7 Responses to Rotating your view without changing coordinate values

  1. Very interesting post thank you for that bit of information, I had know Idea that you could also do that with the command set you posted

    Like

  2. surdraft says:

    Hi Kevin,
    Thanks for the great post. Really helpful. I haven’t tried the lisp routine yet, just used in the type commands and it did the job. I used MVSETUP for twisting my viewports.as I couldn’t quite understand what you meant about the VIEW command. Were you doing that in model space or layout space?
    Would you recommend VIEW over MVSETUP? or even something else?
    Either way I now have a drawing twisted the way I wanted, thanks again for your helpful post.

    Mitch
    http://www.surdraft.com

    Like

    • Kevin says:

      Mitch, the VIEW command is used to save a particular view. “When you save specific views by name, you can restore them for layout and plotting or when you need to refer to specific details. A named view created with the VIEW command consists of a specific magnification, position, and orientation.”

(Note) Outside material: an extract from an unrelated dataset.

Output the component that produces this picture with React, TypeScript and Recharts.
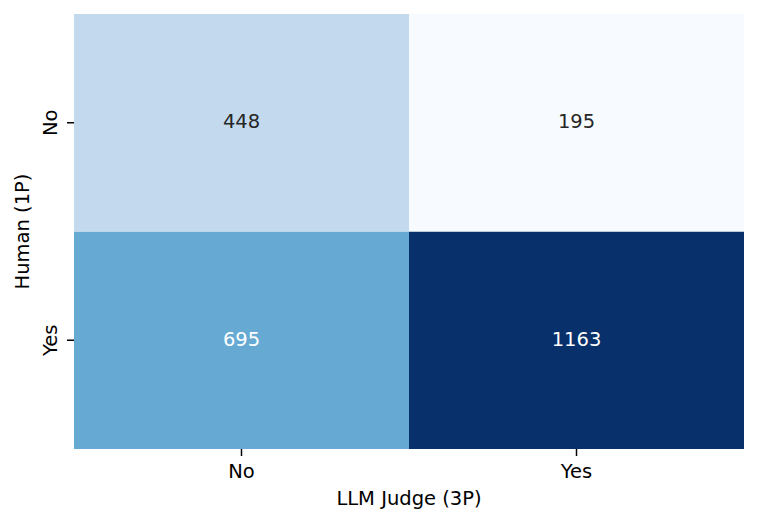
import { BarChart, Bar, XAxis, YAxis, Cell, LabelList, Label } from 'recharts';

// confusion matrix: rows = Human (1P), columns = LLM Judge (3P)
const judgeLabels = ['No', 'Yes'];
const humanLabels = ['No', 'Yes'];
const humanNoCounts = [448, 195];
const humanYesCounts = [695, 1163];

const FONT = 'DejaVu Sans, sans-serif';
const FS = 19.5;

// matplotlib "Blues" stops
const BLUES = ['#f7fbff', '#deebf7', '#c6dbef', '#9ecae1', '#6baed6', '#4292c6', '#2171b5', '#08519c', '#08306b'];

const allCounts = [...humanNoCounts, ...humanYesCounts];
const vmin = Math.min(...allCounts);
const vmax = Math.max(...allCounts);

function hex(c: string) {
  return [1, 3, 5].map((i) => parseInt(c.slice(i, i + 2), 16));
}

function blues(v: number) {
  const t = (v - vmin) / (vmax - vmin);
  const p = t * (BLUES.length - 1);
  const i = Math.min(Math.floor(p), BLUES.length - 2);
  const f = p - i;
  const a = hex(BLUES[i]);
  const b = hex(BLUES[i + 1]);
  const rgb = a.map((x, k) => Math.round(x + (b[k] - x) * f));
  return `rgb(${rgb.join(',')})`;
}

function textColor(v: number) {
  const t = (v - vmin) / (vmax - vmin);
  return t > 0.4 ? '#ffffff' : '#262626';
}

const data = judgeLabels.map((j, i) => ({
  judge: j,
  rowYes: 1,
  rowNo: 1,
  yesCount: humanYesCounts[i],
  noCount: humanNoCounts[i],
}));

const renderCount = (props: any) => {
  const { x, y, width, height, value } = props;
  return (
    <text
      x={x + width / 2}
      y={y + height / 2 - 1}
      textAnchor="middle"
      dominantBaseline="central"
      fontFamily={FONT}
      fontSize={FS}
      fill={textColor(value)}
    >
      {value}
    </text>
  );
};

const XTick = (props: any) => {
  const { x, payload } = props;
  return (
    <text x={x} y={471} textAnchor="middle" dominantBaseline="central" fontFamily={FONT} fontSize={FS} fill="#000">
      {payload.value}
    </text>
  );
};

const YTick = (props: any) => {
  const { y, payload } = props;
  const label = payload.value > 1 ? humanLabels[0] : humanLabels[1];
  return (
    <text
      x={50}
      y={y}
      transform={`rotate(-90 50 ${y})`}
      textAnchor="middle"
      dominantBaseline="central"
      fontFamily={FONT}
      fontSize={FS}
      fill="#000"
    >
      {label}
    </text>
  );
};

export default function App() {
  return (
    <div style={{ position: 'absolute', left: 0, top: 0, background: '#fff' }}>
      <BarChart
        width={758}
        height={523}
        data={data}
        margin={{ top: 14, right: 14, left: 0, bottom: 0 }}
        barCategoryGap={0}
        barGap={0}
      >
        <XAxis
          dataKey="judge"
          height={74}
          axisLine={false}
          tickSize={7}
          tickLine={{ stroke: '#000', strokeWidth: 1.5 }}
          tick={<XTick />}
        >
          <Label
            content={(p: any) => {
              const vb = p.viewBox;
              return (
                <text x={vb.x + vb.width / 2} y={498} textAnchor="middle" dominantBaseline="central" fontFamily={FONT} fontSize={FS} fill="#000">
                  LLM Judge (3P)
                </text>
              );
            }}
          />
        </XAxis>
        <YAxis
          type="number"
          domain={[0, 2]}
          ticks={[0.5, 1.5]}
          width={74}
          axisLine={false}
          tickSize={7}
          tickLine={{ stroke: '#000', strokeWidth: 1.5 }}
          tick={<YTick />}
        >
          <Label
            content={(p: any) => {
              const vb = p.viewBox;
              const cy = vb.y + vb.height / 2;
              return (
                <text
                  x={22}
                  y={cy}
                  transform={`rotate(-90 22 ${cy})`}
                  textAnchor="middle"
                  dominantBaseline="central"
                  fontFamily={FONT}
                  fontSize={FS}
                  fill="#000"
                >
                  Human (1P)
                </text>
              );
            }}
          />
        </YAxis>
        <Bar dataKey="rowYes" stackId="m" isAnimationActive={false}>
          {data.map((d, i) => (
            <Cell key={`y${i}`} fill={blues(d.yesCount)} />
          ))}
          <LabelList dataKey="yesCount" content={renderCount} />
        </Bar>
        <Bar dataKey="rowNo" stackId="m" isAnimationActive={false}>
          {data.map((d, i) => (
            <Cell key={`n${i}`} fill={blues(d.noCount)} />
          ))}
          <LabelList dataKey="noCount" content={renderCount} />
        </Bar>
      </BarChart>
    </div>
  );
}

      For my taste, MVSETUP was more for a mechanical set of views, but could certainly also be used for site engineering as well i suppose. That is the both the beauty and pain of Autocad; yet another way to do the same thing. 🙂

      Like

      • surdraft says:

        Ha!
        Being an AutoCAD newbie compared to some of our esteemed colleagues out in the webisphere, I am researching how to do something at least once a week. So I know the feeling! I often get swamped with options, and its a struggle not to jumble them all up creating some combined-command-catastrophe sending my drawing into the realms of no return!
        Cheers for the clarification on the VIEW command. Sounds like a pretty handy tool that I’ll do my best to incorporate soon. If i don’t I invariably forget the command exists!

        Like

  3. surdraft says:

    Oh, and cheers for the quick reply. 🙂

    Like

  4. Christopher says:

    I’m going to have to install this on my computer. Did you know Caltrans is using this lisp. I did not until today.

    Like

    • Kevin says:

      No i did not. I found this several years ago in the forums. So I cannot claim anything other than paying it forward. 🙂 Do you know how they found it?